YOUTHFUL BRIDE OF AGED GROOM IN JAIL. ~ WEDDING OF DECEMBER AND JUNE HAS USUAL SEQUEL.

January 17, 1909
YOUTHFUL BRIDE OF
AGED GROOM IN JAIL.

WEDDING OF DECEMBER AND
JUNE HAS USUAL SEQUEL.

Couldn't Agree and Finally Husband
of 74 Accused Wife of 18 of Appro-
priating Personal Belongings.
Man Also Arrested.

A tale of two cities -- Sheffield, England and Sheffield, Mo. -- with the variation of the marriage of an old man and a young woman, was told in its second chapter yesterday in Justice Michael Ross's court. There are to be succeeding chapters, too, for the bride and a young man are now in the county jail, sent there on complaint of the husband.

It was December 23 that Benjamin Sellers, only 74, and Emma Vaughn, 18, were married in Independence by Justice L. P. Anderson.

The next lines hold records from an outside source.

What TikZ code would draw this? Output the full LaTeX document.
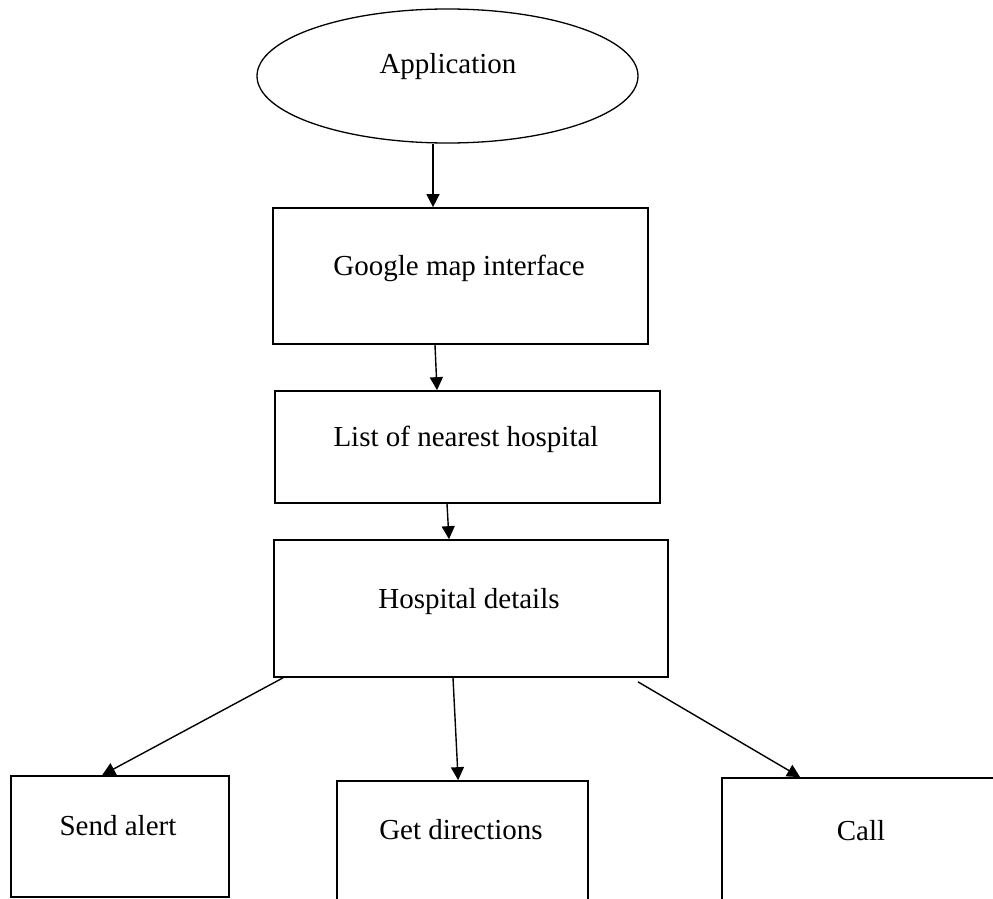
\documentclass[tikz,border=0pt]{standalone}
\usepackage{fontspec}
\setmainfont{Liberation Serif}
\usetikzlibrary{shapes.geometric,arrows.meta}

\tikzset{
  box/.style={draw, line width=1.7pt, rectangle, inner sep=0pt},
  oval/.style={draw, line width=1.3pt, ellipse, inner sep=0pt},
  lbl/.style={anchor=base, inner sep=0pt, font=\fontsize{29}{34}\selectfont},
  flow/.style={line width=1.4pt, -{Triangle[length=13pt,width=13pt]}}
}

\begin{document}
\begin{tikzpicture}[x=1pt, y=-1pt]
  \useasboundingbox (0,0) rectangle (993,899);
  \clip (0,0) rectangle (993,899);
  \fill[white] (0,0) rectangle (993,899);

  % start and processing steps
  \node[oval, minimum width=381pt, minimum height=134pt] (app) at (447.5,76) {};
  \node[box, minimum width=375pt, minimum height=136pt] (gmap) at (460.5,276) {};
  \node[box, minimum width=385pt, minimum height=112pt] (list) at (467.5,447) {};
  \node[box, minimum width=394pt, minimum height=137pt] (details) at (471,608.5) {};

  % actions offered for a chosen hospital
  \node[box, minimum width=218pt, minimum height=121pt] (alert) at (120,836.5) {};
  \node[box, minimum width=251pt, minimum height=140pt] (dirs) at (462.5,851) {};
  \node[box, minimum width=288pt, minimum height=142pt] (call) at (866,849) {};

  % labels
  \node[lbl] (appT) at (448,74) {Application};
  \node[lbl] (gmapT) at (459,275) {Google map interface};
  \node[lbl] (listT) at (466,446) {List of nearest hospital};
  \node[lbl] (detailsT) at (469,608) {Hospital details};
  \node[lbl] (alertT) at (118,835) {Send alert};
  \node[lbl] (dirsT) at (461,839) {Get directions};
  \node[lbl] (callT) at (861,840) {Call};

  % connectors
  \draw[flow] ([xshift=-14.5pt]app.south) -- ([xshift=-27.5pt]gmap.north);
  \draw[flow] ([xshift=-25.5pt]gmap.south) -- ([xshift=-30.5pt]list.north);
  \draw[flow] ([xshift=-20.5pt]list.south) -- ([xshift=-22pt]details.north);
  \draw[flow] ([xshift=-188pt]details.south) -- ([xshift=92pt]alert.north west);
  \draw[flow] ([xshift=-18pt]details.south) -- ([xshift=122pt]dirs.north west);
  \draw[flow] ([xshift=167pt,yshift=-4pt]details.south) -- ([xshift=79pt]call.north west);
\end{tikzpicture}
\end{document}
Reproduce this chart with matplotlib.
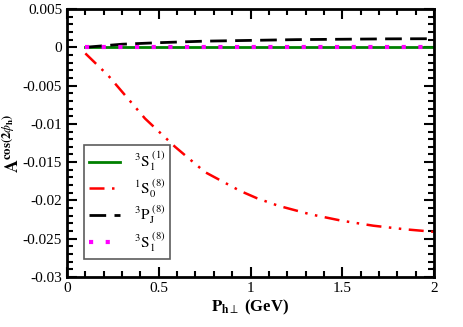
import matplotlib
matplotlib.use("Agg")
import matplotlib.pyplot as plt
from matplotlib.ticker import MultipleLocator

plt.rcParams['font.family'] = ['Liberation Serif', 'DejaVu Serif']
plt.rcParams['mathtext.fontset'] = 'stix'

# datos
x_s0 = [0.1, 0.225, 0.425, 0.589, 0.752, 0.943, 1.034, 1.152, 1.324, 1.497, 1.669, 1.842, 2.0]
y_s0 = [-0.0008, -0.0037, -0.0093, -0.0130, -0.0163, -0.01875, -0.0197, -0.0207, -0.0218,
        -0.02265, -0.0233, -0.02377, -0.0241]

x_pj = [0.1, 0.2, 0.3, 0.5, 0.75, 1.0, 1.25, 1.5, 1.75, 2.0]
y_pj = [0.0, 0.0002, 0.0004, 0.0006, 0.0008, 0.0009, 0.001, 0.00105, 0.0011, 0.00112]

x_s1 = [0.1, 2.0]
y_s1_sing = [0.0, 0.0]
y_s1_oct = [0.0, 0.0]

etiquetas = [r'$^{3}\mathrm{S}_{1}^{\ (1)}$', r'$^{1}\mathrm{S}_{0}^{\ (8)}$',
             r'$^{3}\mathrm{P}_{\mathrm{J}}^{\ (8)}$', r'$^{3}\mathrm{S}_{1}^{\ (8)}$']

fig = plt.figure(figsize=(4.63, 3.27), dpi=100)
ax = fig.add_axes([0.1447, 0.1529, 0.7927, 0.8196])

ax.plot(x_s1, y_s1_sing, color='green', lw=2, label=etiquetas[0])
ax.plot(x_s0, y_s0, color='red', lw=1.8, dashes=[6, 3, 1, 3, 1, 3], label=etiquetas[1])
ax.plot(x_pj, y_pj, color='black', lw=2, dashes=[6, 3], label=etiquetas[2])
ax.plot(x_s1, y_s1_oct, color='magenta', lw=3, dashes=[1, 3], label=etiquetas[3])

ax.set_xlim(0, 2)
ax.set_ylim(-0.03, 0.005)
ax.xaxis.set_major_locator(MultipleLocator(0.5))
ax.xaxis.set_minor_locator(MultipleLocator(0.1))
ax.yaxis.set_major_locator(MultipleLocator(0.005))
ax.yaxis.set_minor_locator(MultipleLocator(0.001))
ax.set_xticks([0, 0.5, 1, 1.5, 2], ['0', '0.5', '1', '1.5', '2'])
ax.set_yticks([0.005, 0, -0.005, -0.01, -0.015, -0.02, -0.025, -0.03],
              ['0.005', '0', '-0.005', '-0.01', '-0.015', '-0.02', '-0.025', '-0.03'])
ax.tick_params(which='both', direction='in', top=True, right=True, width=1.5, labelsize=11)
ax.tick_params(which='major', length=7)
ax.tick_params(which='minor', length=4)
for s in ax.spines.values():
    s.set_linewidth(2)

ax.set_xlabel(r'$\mathbf{P}_{\mathbf{h}\perp}$ (GeV)', fontsize=12, fontweight='bold', labelpad=2)
ax.set_ylabel(r'$\mathbf{A}^{\mathbf{cos(2}\phi_{\mathbf{h}}\mathbf{)}}$', fontsize=13, labelpad=0)

leg = ax.legend(loc='lower left', bbox_to_anchor=(0.046, 0.067), borderaxespad=0, fontsize=11,
                frameon=True, fancybox=False, edgecolor='#333333', handlelength=2.0,
                handletextpad=0.9, borderpad=0.35, labelspacing=0.25)
leg.get_frame().set_linewidth(1.2)

fig.savefig('out.png', dpi=100)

Two days later there appeared in The Journal an article about the couple and interview from Sellers, telling how happy he was. But romance has now made a hotel fire exit.

Maybe it should have been said at the beginning of this story that it is a tale of three cities. For, after the expression of happiness from the groom, a dark cloud in the shape of Wakeeney, Kas., appeared on the matrimonial horizon. It was to Wakeeney that the couple took their bridal trip shortly after Christmas.

"They had serenaded us at 527 East Fifth street, where we have been living, when we were married," said Mrs. Sellers yesterday, "but in Wakeeney -- why, there were tin cans in the bed and the noise outside the hotel was awful."

Anyway, Mrs. Sellers came back from Wakeeney feeling anything but cheerful. She said yesterday that she had been sick in bed most of the time since.

It was yesterday afternoon that Sellers went to the court of Justice Ross and swore out a complaint on which his wife and Leonard C. Coker, a lather 19 years of age, whose home is at 3239 East Sixth street, were arrested. Coker had been staying at the Sellers home, 527 East Fifth, for about a week. He says he boarded there.

SELLERS ALL BROKEN UP.

"It has broken me all up," said Sellers, telling his story in the justice's court. "Why, I travelled with General Tom Thumb, first in Sheffield, England, where I passed show bills, and later until I rose to be his valet. For nearly sixteen years I was with him. The beginning was in 1857.

"After I left that employment, I went to farm in Illinois and later moved to Wakeeney, Kas., where I have property that yields me about $40 a month. That has furnished my living since I came to Kansas City three years ago.

"June 18 a young man brought this girl to my home. She said she was homeless, so I took her in and cared for her. After at time she disappeared and then returned. Always she kept insisting I should marry her, and at last, in December, I consented. She said then, 'Marry me or I will leave you."

HE MISSED SOME RINGS.

"She had not been at my house a week before I missed some rings and jewelry, and she told me she had not taken them. For a time she went under the name of Evelyn LaRue, but her real name was Emma Vaughn."

This is what Mrs. Sellers had to say:

"Why, 'grandpa' -- that's what I always call him -- forced me to marry him. You see, it was this way: A young man named Lester Blume took me to grandpa's house, and told me to take some rings that were there. I did it, and 'grandpa' kept threatening to do things if I did not marry him.

"Coker? I was engaged to him when I was 16. Then I lost track of him for a long time. He came to the house last Thursday after we had been at the roller skating rink, and he's been there since. But so have two of my girl friends, who have been caring for me while I was sick. Have we a large house? Three rooms.

"Yes, papa is a Baptist preacher in Sheffield. He's not preaching at present, he's painting houses."

Both Mrs. Sellers and Coker denied the charge made against them. Sellers has three sons and a daughter living in Wakeeney. His first wife, whom he married when he was 32, died three years ago. Since then he has been in Kansas City. He says he is determined to prosecute.